More than 3,600 hospitals across the United States have taken a star turn. Many aren’t happy about it, and the same may be true for some members of Congress. Whether patients benefit is still murky. But federal officials, who have been planning a new and expanded hospital rating system for a long time now, have gone ahead with it because they say it will clarify for consumers some critical issues of safety, quality, and cost in health care.
Uncle Sam took 64 ratings it already publishes on its Hospital Compare website on measures like emergency room wait times and hospital acquired infection rates, and, summarized these into overall scores for institutions large and small. The Centers for Medicare and Medicaid Services, grouped them, weighted them, and, ultimately, converted the data into stars, from a low of one to a high of five.
Federal officials say this rating system, more common with restaurants and on review apps for the young, like Yelp, gives patient-consumers a fast, easy, clear, convenient way to start to deal with the complex, difficult issue of whether a hospital’s any good or not. The hospitals disagree, strongly, and some members of Congress have sided with them, and against the star ratings.
In an industry where tens of millions of dollars are spent in urban centers to establish institutions’ national reputations, it becomes clear, quickly, why the hospitals dislike a system that has deemed only about 100 hospitals “five star” care-giving spots. As the online Kaiser Health News service explained of the “five star” hospitals:
Few are … considered as the nation’s best by private ratings sources such as U.S. News & World Report or viewed as the most elite within the medical profession. Medicare awarded five stars to relatively obscure hospitals and a notable number of hospitals that specialized in just a few types of surgery, such as knee replacements.

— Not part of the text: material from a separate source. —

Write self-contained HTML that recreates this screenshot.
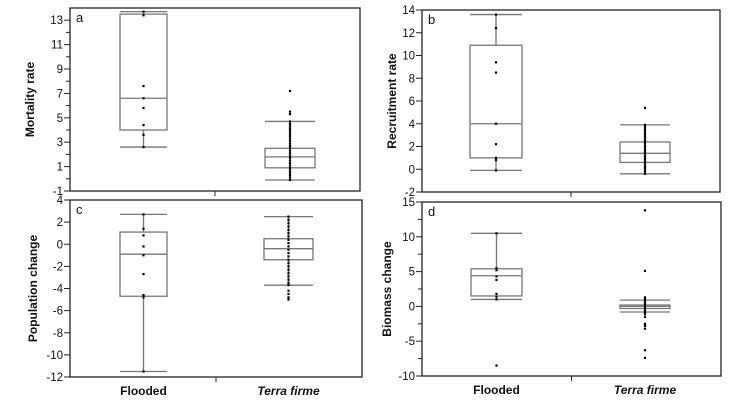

The only two big-name hospitals to receive five stars, Kaiser has reported, were Memorial Hermann Hospital System in Houston and the Mayo Clinic in Rochester, Minn.
Federal officials gave one-star ratings, their lowest, to five hospitals in Washington, D.C., including George Washington University Hospital (shown above) and MedStar Georgetown University Hospital, both of which teach medical residents. Medicare dinged with “below average” or two-star ratings some well-known hospitals, including the University of Virginia Medical Center in Charlottesville (shown at right), and MedStar Washington Hospital Center in the District of Columbia.
More than 900 hospitals nationwide got four-star ratings, including: some “premiere medical centers” like Stanford Health Care, Massachusetts General Hospital, Duke University Hospital, New York-Presbyterian Hospital, NYU Langone Medical Center, the Cleveland Clinic, UCLA Medical Center, Cedars-Sinai Medical Center, and Penn Presbyterian Medical Center.
I’ve written before about the dicey connection between hospital ratings and superior care. To their credit, the Medicare experts tried to account for some of the obvious factors that could affect hospitals’ star ratings, including whether their patients tend to be older, poorer, and sicker, and whether the institutions are big centers that take on notably difficult cases, particularly because their mission includes medical education.
Still, published research shows that hospital ratings can be confusing and deeply in conflict among themselves, begging the question as to whether they’re helpful to patient-consumers. When we get sick, it also isn’t as if it’s either a great time or we have great capacity or skill to shop around for care, research underscores. Geography and convenience obviously affect hospital choices, as do where our doctors of choice have privileges to practice. Still, as insurers seek to cut their costs by offering fewer options to consumers about where they can go for care−the so-called narrow network approach−more information about hospitals might be valuable; even this seemingly favorable path, of course, isn’t clear because insurers aren’t always great about providing current, useful provider directories.